After more than a month of failed attempts to keep millions of gallons of oil from gushing into the Gulf of Mexico from the Deepwater Horizon drilling rig explosion, we’ve reached a day of high drama. If today’s attempt does not work, this hole may spew deep into the summer, surpassing the Exxon Valdez spill amount – if it hasn’t already.
The “top kill” method gets a shot today because nothing else has worked. The seal-off valves would not close. That steel containment contraption got clogged up. The tube plunged into the leak a mile beneath the surface is working, but that giant straw is not sucking nearly enough out of the oily Gulf and onto waiting ships.

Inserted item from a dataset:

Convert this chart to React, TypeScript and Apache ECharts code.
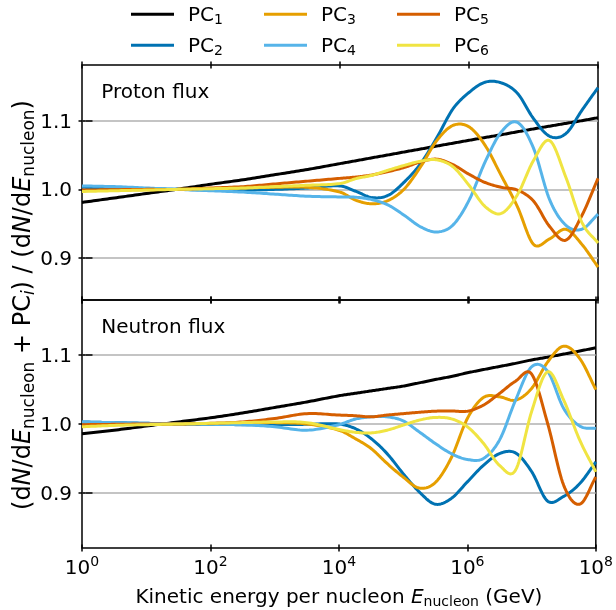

So we watch a monstrous ooze eat animals and the livelihood of plenty of humans. Today’s plan from much-maligned BP is to pump super-dense muddy semi-fluids through tubes into the pipes to stop the flow.
If this works, we will start counting the cost of one of our worst ecological disasters. If not, the next plan is a Monty Python routine of shredded tires and golf balls poured on the source of the rupture in a fit of low-tech desperation.
Back on land, we see not so much a blame game as a blame avoidance game. In both the oil industry and government, the characters have donned “Not Me” uniforms like the little gremlin in the Family Circus cartoon, all calculated to avoid the dreaded stigma of ultimate fault.
Political finger-pointing will make the quest for proper accountability as murky as the coastal tides. A White House with distaste for both big business and domestic energy exploration is rubbing its hands at the good fortune of an event tailor-made to plant seeds of fear about offshore drilling. Critics of President Barack Obama are counting the days of unabated rupture and wondering when the administration might actually be held accountable for nonchalance.
There has been a smattering of criticism, even from some liberal TV pundits. But can you imagine the avalanche of derision that would have rained down on a Bush White House or some other Republican administration during such a crisis? An oil company, allowed to fiddle while the oil spews as a still Katrina-weary state braces for another disaster? We would have seen articles of impeachment by now.
There was much attention paid to the day when Obama actually seemed to grow angry at the failure to resolve the spill. It’s funny to see what gets an indignant rise out of this administration. Annoyance is not inappropriate here, but I’m waiting for some podium-pounding due to things like porous borders and insane spending. I guess I’ll have to wait for that, until at least 2013.
But meanwhile, amid cries of government sloth, I haven’t heard any specifics about what exact things government ought to do as this crisis worsens. It seems like it should be supervising the people who supposedly know what they’re doing.
But who are they? Once we get this underwater Bellagio fountain of crude strangled off, it will be time for lessons on how to prevent recurrences, if possible, and certainly how to respond better if there is a next time.
Some people wonder whether the Obama administration is intentionally sluggish in response so it can have a worse crisis to hold up as an example of the evils of drilling. I’ll stop short of that conclusion for now, but the coming weeks may contain a different kind of rupture – the gush of evidence that drilling companies, the federal government or both could have handled this whole thing much better.